Je continue vaillamment à explorer les profondeurs de ma cave personnelle, laquelle a été -sans grande surprise- alimentée en vins importés par Anthocyane entre 2012 et 2015. Il m’arrive bien entendu de tomber sur une bouteille dont les caractéristiques sont celles du vin mourant (dixit Frank Zappa: « jazz is not dead, it just smells funny« ). Mais …
… en règle générale, cela penche bien plus vers la bonne surprise, vers le vin qui se révèle autrement, dans une phase avancée de son existence. Voici ce que cela donne en cette rentrée des classes: un Gaillac 2012 et un Moulin-à-Vent 2011.

Je vous l’assure, celle-là … je n’y croyais pas du tout ! Importé pendant le printemps 2013, ce Vin de France issu du vignoble de Gaillac (Sud-Ouest) s’était vendu avec beaucoup de modestie. Bref, un flop magistral, malgré un prix très légèrement inférieur à € 10. Par contre, le rouge Anthocyanes (sic) avait fait un triomphe, sur deux millésimes consécutifs.
Revenons-en à ce blanc sec en millésime 2012, élaboré avec le cépage mauzac. Lequel mauzac traîne une réputation, comment dire, de platitude ou, du moins, d’un manque chronique de vivacité. Cette absente vivacité susceptible d’être corrigée par la présence d’une amertume qui peut plaire ou déplaire en fonction de vos papilles.
Première gorgée: on retrouve des arômes nets de pomme cuite plutôt agréables, la finale étant par contre dominée par une amertume IPA (bière fortement houblonnée et par conséquent solidement amère). Oups, cela ne se présente pas bien. Or, comme si souvent, il suffit de faire preuve d’un peu de patience. On laisse une bouteille sans la cajoler, pendant plus de dix ans, couchée entre des consœurs avec lesquelles elle n’a pas forcément des affinités et on voudrait qu’elle soit réveillée, en pleine forme dans les cinq minutes qui suivent son ouverture (« plop » dit l’onomatopée). Franchement, c’est déraisonnable.
Après quelques minutes dans le verre, se réchauffant légèrement et aspirant l’air à pleins poumons, ce mauzac se met en place, harmonise ses composantes et intègre une toute petite amertume qui contribue à son équilibre. Est-ce plat ? Non, que non. Ce n’est évidemment pas un monstre de vivacité, mais cela n’empêche aucunement ce vin de donner du plaisir, sensuel en diable. Une gourmandise ! Il aurait été fort sot de le passer dans l’évier de la cuisine sous prétexte de son amertume initiale.
Le Domaine de Brin fait aujourd’hui partie des valeurs sûres à Gaillac. Damien Bonnet est toujours à la tête de ce Domaine. Le guide 2026 de la Revue du Vin de France lui attribue une étoile et note son Mauzac 2023 à 91/100.

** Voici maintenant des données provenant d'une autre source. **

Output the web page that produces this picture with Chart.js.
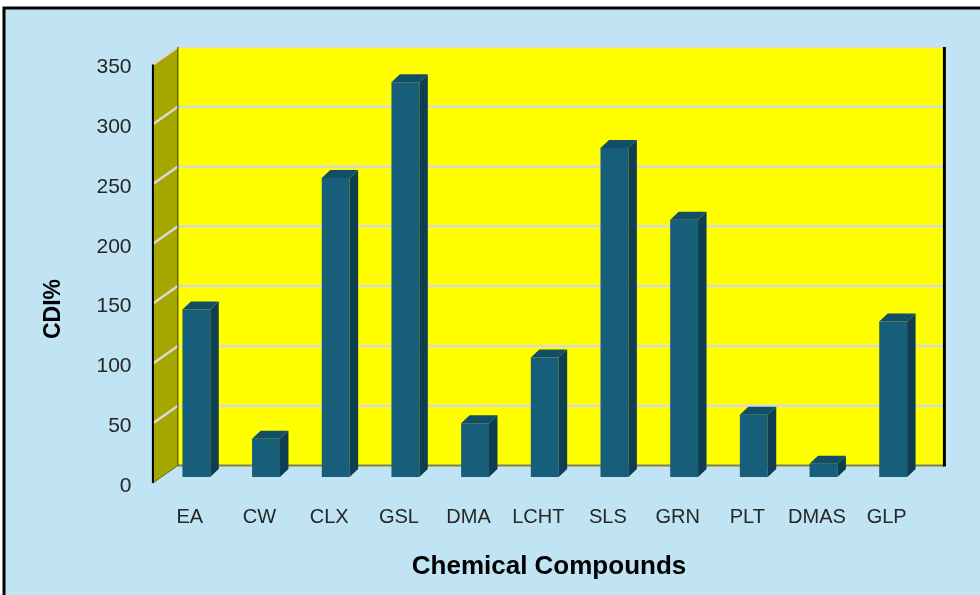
<!DOCTYPE html>
<html>
<head>
<meta charset="utf-8">
<title>CDI% by chemical compound</title>
<script src="https://cdn.jsdelivr.net/npm/chart.js@4.4.0/dist/chart.umd.min.js"></script>
<style>
  html, body { margin: 0; padding: 0; background: #fff; }
  #wrap { width: 980px; height: 595px; }
</style>
</head>
<body>
<div id="wrap"><canvas id="cdiChart" width="980" height="595"></canvas></div>
<script>
const compounds = ['EA', 'CW', 'CLX', 'GSL', 'DMA', 'LCHT', 'SLS', 'GRN', 'PLT', 'DMAS', 'GLP'];
const cdiValues = [140, 32, 250, 330, 45, 100, 275, 215, 52, 11, 130];
const yTicks = [0, 50, 100, 150, 200, 250, 300, 350];
const xTitle = 'Chemical Compounds';
const yTitle = 'CDI%';

// oblique offsets, measured from the plane the bar front faces sit on
const FRONT = { dx: -8.6, dy: 6 };
const BACK = { dx: 16.4, dy: -11.5 };
const BAR_DEPTH = { dx: 8.5, dy: -8 };

const colors = {
    page: '#c1e4f4',
    wall: '#ffff00',
    side: '#a6a600',
    grid: '#d9d9d9',
    barFront: '#165e7a',
    barSide: '#0e3e50',
    barTop: '#124e66',
    tick: '#262626'
};

function poly(ctx, pts, fill) {
    ctx.beginPath();
    ctx.moveTo(pts[0][0], pts[0][1]);
    for (let i = 1; i < pts.length; i++) ctx.lineTo(pts[i][0], pts[i][1]);
    ctx.closePath();
    ctx.fillStyle = fill;
    ctx.fill();
}

function line(ctx, x1, y1, x2, y2, color, width) {
    ctx.beginPath();
    ctx.moveTo(x1, y1);
    ctx.lineTo(x2, y2);
    ctx.strokeStyle = color;
    ctx.lineWidth = width;
    ctx.stroke();
}

const boxPlugin = {
    id: 'box3d',
    beforeDraw(chart) {
        const { ctx, width, height } = chart;
        ctx.save();
        ctx.fillStyle = '#ffffff';
        ctx.fillRect(0, 0, width, height);
        ctx.fillStyle = colors.page;
        ctx.fillRect(4, 8, width, height);
        ctx.beginPath();
        ctx.moveTo(4, height);
        ctx.lineTo(4, 8);
        ctx.lineTo(width, 8);
        ctx.strokeStyle = '#000';
        ctx.lineWidth = 3;
        ctx.stroke();
        ctx.restore();
    },
    beforeDatasetsDraw(chart) {
        const { ctx, chartArea: a, scales: { y } } = chart;
        const yTop = y.getPixelForValue(y.max);
        const yBot = y.getPixelForValue(y.min);
        const bl = a.left + BACK.dx, br = a.right + BACK.dx;
        const fl = a.left + FRONT.dx;

        ctx.save();
        // back wall and left side wall
        poly(ctx, [[bl, yTop + BACK.dy], [br, yTop + BACK.dy], [br, yBot + BACK.dy], [bl, yBot + BACK.dy]], colors.wall);
        poly(ctx, [[fl, yTop + FRONT.dy], [bl, yTop + BACK.dy], [bl, yBot + BACK.dy], [fl, yBot + FRONT.dy]], colors.side);

        // gridlines run across the side wall and the back wall
        yTicks.forEach(v => {
            if (v === y.min) return;
            const py = y.getPixelForValue(v);
            line(ctx, fl, py + FRONT.dy, bl, py + BACK.dy, colors.grid, 2.5);
            line(ctx, bl, py + BACK.dy, br, py + BACK.dy, colors.grid, 2.5);
        });

        line(ctx, bl, yBot + BACK.dy, br, yBot + BACK.dy, '#80804a', 2);
        line(ctx, fl, yBot + FRONT.dy, bl, yBot + BACK.dy, '#6b6b20', 1);
        line(ctx, bl, yTop + BACK.dy, bl, yBot + BACK.dy, '#3a3a00', 1);
        line(ctx, br, yTop + BACK.dy, br, yBot + BACK.dy + 1, '#000', 3);
        line(ctx, fl, yTop + FRONT.dy, fl, yBot + FRONT.dy, '#000', 2);
        ctx.restore();
    },
    afterDatasetsDraw(chart) {
        const ctx = chart.ctx;
        const meta = chart.getDatasetMeta(0);
        ctx.save();
        meta.data.forEach(bar => {
            const { x, y, base, width } = bar.getProps(['x', 'y', 'base', 'width'], true);
            const l = x - width / 2, r = x + width / 2;
            const dx = BAR_DEPTH.dx, dy = BAR_DEPTH.dy;
            poly(ctx, [[r, y], [r + dx, y + dy], [r + dx, base + dy], [r, base]], colors.barSide);
            poly(ctx, [[l, y], [l + dx, y + dy], [r + dx, y + dy], [r, y]], colors.barTop);
        });
        ctx.restore();
    },
    afterDraw(chart) {
        const ctx = chart.ctx;
        ctx.save();
        ctx.fillStyle = '#000';
        ctx.textAlign = 'center';
        ctx.textBaseline = 'middle';
        ctx.font = 'bold 26px "Liberation Sans", Arial, sans-serif';
        ctx.fillText(xTitle, 549, 567);

        ctx.translate(54, 309);
        ctx.rotate(-Math.PI / 2);
        ctx.font = 'bold 23px "Liberation Sans", Arial, sans-serif';
        ctx.fillText(yTitle, 0, 0);
        ctx.restore();
    }
};

document.addEventListener('DOMContentLoaded', () => {
    const ctx = document.getElementById('cdiChart').getContext('2d');

    new Chart(ctx, {
        type: 'bar',
        data: {
            labels: compounds,
            datasets: [{
                label: 'CDI%',
                data: cdiValues,
                backgroundColor: colors.barFront,
                borderWidth: 0,
                barPercentage: 0.4,
                categoryPercentage: 1
            }]
        },
        options: {
            responsive: false,
            animation: false,
            devicePixelRatio: 1,
            layout: {
                padding: { top: 58.4, right: 52, bottom: 58, left: 0 }
            },
            plugins: {
                legend: { display: false },
                tooltip: { enabled: false }
            },
            scales: {
                x: {
                    grid: { display: false, drawTicks: false },
                    border: { display: false },
                    ticks: {
                        color: colors.tick,
                        padding: 28,
                        labelOffset: -6.5,
                        maxRotation: 0,
                        font: { size: 20, family: '"Liberation Sans", Arial, sans-serif' }
                    },
                    afterFit: s => { s.height = 60; }
                },
                y: {
                    min: 0,
                    max: 350,
                    grid: { display: false, drawTicks: false },
                    border: { display: false },
                    afterBuildTicks: s => { s.ticks = yTicks.map(v => ({ value: v })); },
                    ticks: {
                        color: colors.tick,
                        padding: 30,
                        labelOffset: 9,
                        font: { size: 21, family: '"Liberation Sans", Arial, sans-serif' }
                    },
                    afterFit: s => { s.width = 161.5; }
                }
            }
        },
        plugins: [boxPlugin]
    });
});
</script>
</body>
</html>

Ah celle-ci m’interpellait parce que vinifiée (quasi) sans soufre. Du vin nature 13 ans après vendanges ? Philippe, fais attention, tu commences à perdre la tête ! Oui, mais c’est du Moulin-à-Vent (Beaujolais, 100% gamay) qui a la réputation de bien vieillir, surtout en millésime 2011.

Château des Bachelards, chez Lilian et Sophie Bauchet. Le Domaine a changé plusieurs fois de propriétaire. J’ai fini par perdre la trace de Lilian, à mon avis toujours actif dans le vin (nature) quelque part en Beaujolais.
« Replop » dit l’onomatopée. Cela embaume la cerise nordique, avec une petite acidité volatile. Je pense que l’œnologue orthodoxe fusille déjà ce vin, parce que l’acidité volatile est un vilain défaut: pour mon humble nez, c’est une simple touche de complexité supplémentaire. En bouche, c’est toujours fruité, très peu tannique, avec quelque chose du Pajottenland, tendance bière bruxelloise acide. En toute franchise, cette bouteille cumule quelques défauts, mais ces défauts -peu marqués- lui donnent de la personnalité et en révèlent le charme. Nous avons fini le flacon le sourire aux lèvres et c’était 24 heures après son ouverture. Donc même le deuxième soir, ça passe !
Anthocyane a vendu ce vin en 2013, au prix de € 14,00.